## Data block

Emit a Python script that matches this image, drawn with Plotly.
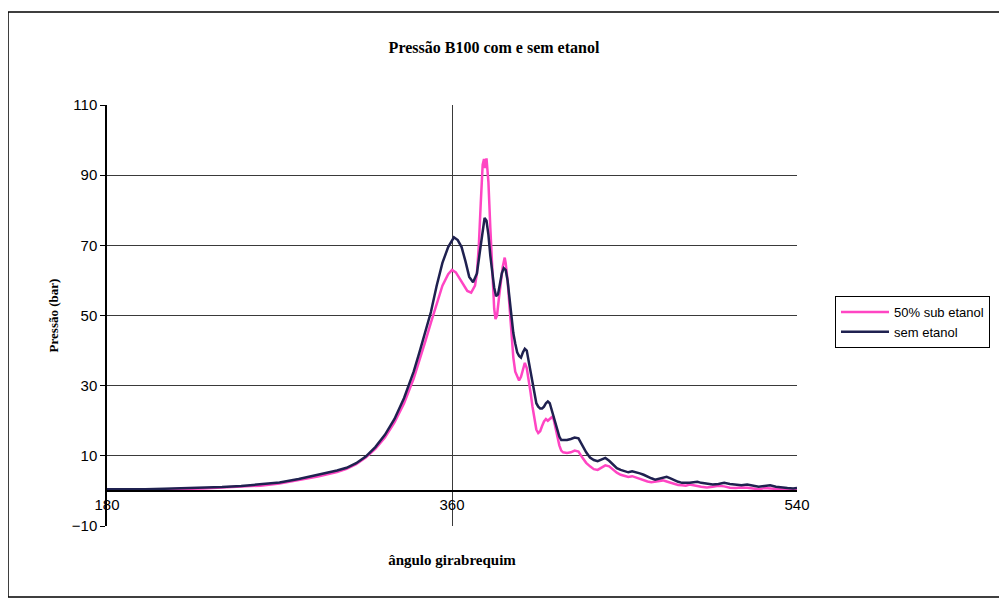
import plotly.graph_objects as go

# crank angle (degrees) and pressure (bar)
ang_sem = [180, 190, 200, 210, 220, 230, 240, 250, 260, 270, 280, 290, 300, 305, 310, 315,
           320, 325, 330, 335, 340, 343, 346, 349, 352, 355, 358, 361, 363, 365, 367, 369,
           371, 373, 375, 377, 378, 379, 380, 381, 382, 383, 384, 385, 386, 387, 388, 389,
           390, 391, 392, 393, 394, 395, 396, 397, 398, 399, 400, 401, 402, 403, 404, 405,
           406, 407, 408, 409, 410, 411, 412, 413, 414, 415, 416, 417, 418, 420, 422, 424,
           426, 428, 430, 432, 434, 436, 438, 440, 442, 444, 446, 448, 450, 452, 454, 456,
           458, 460, 462, 464, 466, 468, 470, 472, 474, 476, 478, 480, 482, 484, 486, 488,
           490, 493, 496, 499, 502, 505, 508, 511, 514, 517, 520, 523, 526, 529, 532, 535,
           538, 540]
p_sem = [0.5, 0.4, 0.5, 0.6, 0.7, 0.9, 1.1, 1.4, 1.8, 2.4, 3.4, 4.5, 5.8, 6.6, 7.9, 9.8,
         12.5, 16, 20.5, 26.5, 34, 39.5, 45, 51, 58.5, 65, 69.5, 72.3, 71.5, 69.5, 65.5, 61,
         59.5, 62, 70, 77.8, 77, 73, 67, 62, 58, 55.5, 56, 59, 62, 63.5, 63, 60,
         55, 50, 45, 42, 39.5, 38.5, 38, 39.5, 40.5, 40, 37, 34, 30, 27, 25, 24,
         23.5, 23.5, 24, 25, 25.5, 25, 23, 21, 19, 17, 15.5, 14.5, 14.5, 14.5, 14.8, 15.2,
         15, 13, 11, 9.5, 8.8, 8.5, 9, 9.4, 8.6, 7.5, 6.5, 6, 5.6, 5.3, 5.6, 5.4,
         5, 4.6, 4, 3.6, 3.2, 3.4, 3.8, 4, 3.6, 3, 2.6, 2.3, 2.2, 2.3, 2.5, 2.6,
         2.3, 2, 1.8, 2, 2.3, 2, 1.7, 1.6, 1.8, 1.5, 1.2, 1.4, 1.6, 1.2, 0.9, 0.8,
         0.7, 0.8]

ang_eta = [180, 190, 200, 210, 220, 230, 240, 250, 260, 270, 280, 290, 300, 305, 310, 315,
           320, 325, 330, 335, 340, 343, 346, 349, 352, 355, 358, 360, 362, 364, 366, 368,
           370, 372, 373, 374, 375, 376, 376.7, 377.3, 378, 379, 380, 381, 382, 382.7, 383.5, 384.5,
           385.5, 386.5, 387.5, 388, 389, 390, 391, 392, 393, 394, 395, 396, 397, 398, 399, 400,
           401, 402, 403, 404, 405, 406, 407, 408, 409, 410, 411, 412, 413, 414, 415, 416,
           417, 418, 420, 422, 424, 426, 428, 430, 432, 434, 436, 438, 440, 442, 444, 446,
           448, 450, 452, 454, 456, 458, 460, 462, 464, 466, 468, 470, 472, 474, 476, 478,
           480, 482, 484, 486, 488, 490, 493, 496, 499, 502, 505, 508, 511, 514, 517, 520,
           523, 526, 529, 532, 535, 538, 540]
p_eta = [0.2, 0.1, 0.3, 0.4, 0.5, 0.7, 1.0, 1.2, 1.5, 2.1, 3.0, 4.1, 5.4, 6.3, 7.6, 9.5,
         12, 15.2, 19.5, 25, 32, 37, 42.5, 48, 53.5, 58.5, 61.8, 63, 62.3, 60.5, 58.5, 57,
         56.5, 58.5, 62, 70, 82, 93, 94.6, 92, 94.8, 88, 75, 62, 52, 49, 50, 55,
         60, 64, 66.5, 65, 60, 52, 44, 38, 34, 32.5, 31.5, 32.5, 35, 36.5, 35, 32,
         28, 24, 20, 17.5, 16.5, 17, 18.5, 19.8, 20.5, 20, 20.5, 21, 20.5, 18, 15, 13,
         11.5, 11, 10.8, 11, 11.5, 11.2, 9.5, 8, 7, 6.2, 6, 6.6, 7.3, 7, 6, 5.2,
         4.6, 4.2, 4, 4.2, 3.8, 3.4, 3, 2.7, 2.5, 2.6, 2.9, 3, 2.7, 2.3, 2, 1.7,
         1.6, 1.5, 1.8, 1.7, 1.4, 1.2, 1.0, 1.2, 1.5, 1.3, 0.9, 0.8, 1.0, 0.9, 0.6, 0.5,
         0.8, 0.7, 0.4, 0.3, 0.2, 0.2, 0.3]

x_ticks = [180, 360, 540]
y_ticks = [-10, 10, 30, 50, 70, 90, 110]

PINK = "#ff45c3"
NAVY = "#1f2150"
GRID = "#3a3a3a"

fig = go.Figure()
fig.add_trace(go.Scatter(x=ang_eta, y=p_eta, mode="lines", name="50% sub etanol",
                         line=dict(color=PINK, width=2.5)))
fig.add_trace(go.Scatter(x=ang_sem, y=p_sem, mode="lines", name="sem etanol",
                         line=dict(color=NAVY, width=2.5)))

OFF = 8  # page offset of the figure in the browser
L, T = 107 - OFF, 105 - OFF
W, H = 1007, 601
pw, ph = 690, 421
R, B = W - L - pw, H - T - ph


def px_x(x):
    return (x - OFF - L) / pw


def px_y(y):
    return (T + ph - (y - OFF)) / ph


fig.update_layout(
    width=W, height=H,
    margin=dict(l=L, r=R, t=T, b=B),
    paper_bgcolor="white", plot_bgcolor="white",
    title=dict(text="<b>Pressão B100 com e sem etanol</b>",
               font=dict(family="Liberation Serif", size=16, color="black"),
               x=(494 - OFF) / W, xref="container", xanchor="center",
               y=1 - (47 - OFF) / H, yref="container", yanchor="middle"),
    legend=dict(x=px_x(835), y=px_y(296), xanchor="left", yanchor="top",
                bordercolor="black", borderwidth=1, bgcolor="white",
                font=dict(family="Liberation Sans", size=13, color="black"),
                itemwidth=48, tracegroupgap=0),
    showlegend=True,
)

fig.update_xaxes(
    range=[180, 540], tickvals=x_ticks, ticktext=[str(v) for v in x_ticks],
    showgrid=True, gridcolor=GRID, gridwidth=1,
    showline=True, linecolor="black", linewidth=1.5,
    anchor="free", position=(0 - (-10)) / 120,
    ticks="", zeroline=False,
    tickfont=dict(family="Liberation Sans", size=15, color="black"),
    title=dict(text="<b>ângulo girabrequim</b>", standoff=42,
               font=dict(family="Liberation Serif", size=15, color="black")),
)
fig.update_yaxes(
    range=[-10, 110], tickvals=y_ticks,
    showgrid=True, gridcolor=GRID, gridwidth=1,
    showline=True, linecolor="black", linewidth=1.5,
    ticks="outside", ticklen=5, tickcolor="black",
    zeroline=False,
    tickfont=dict(family="Liberation Sans", size=15, color="black"),
    title=dict(text="<b>Pressão (bar)</b>", standoff=10,
               font=dict(family="Liberation Serif", size=13, color="black")),
)

# outer chart border
fig.add_shape(type="rect", xref="paper", yref="paper",
              x0=px_x(8), x1=px_x(1015),
              y0=px_y(597), y1=px_y(12),
              line=dict(color="black", width=1.5), fillcolor="rgba(0,0,0,0)", layer="below")

fig.write_html("out.html")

## Written instruction
Set down again, exactly, the lines of the material above from its first line to the one with "import plotly.graph_objects as go", inclusive. Leave the pictures out.

## Solution to the exercise
Emit a Python script that matches this image, drawn with Plotly.
import plotly.graph_objects as go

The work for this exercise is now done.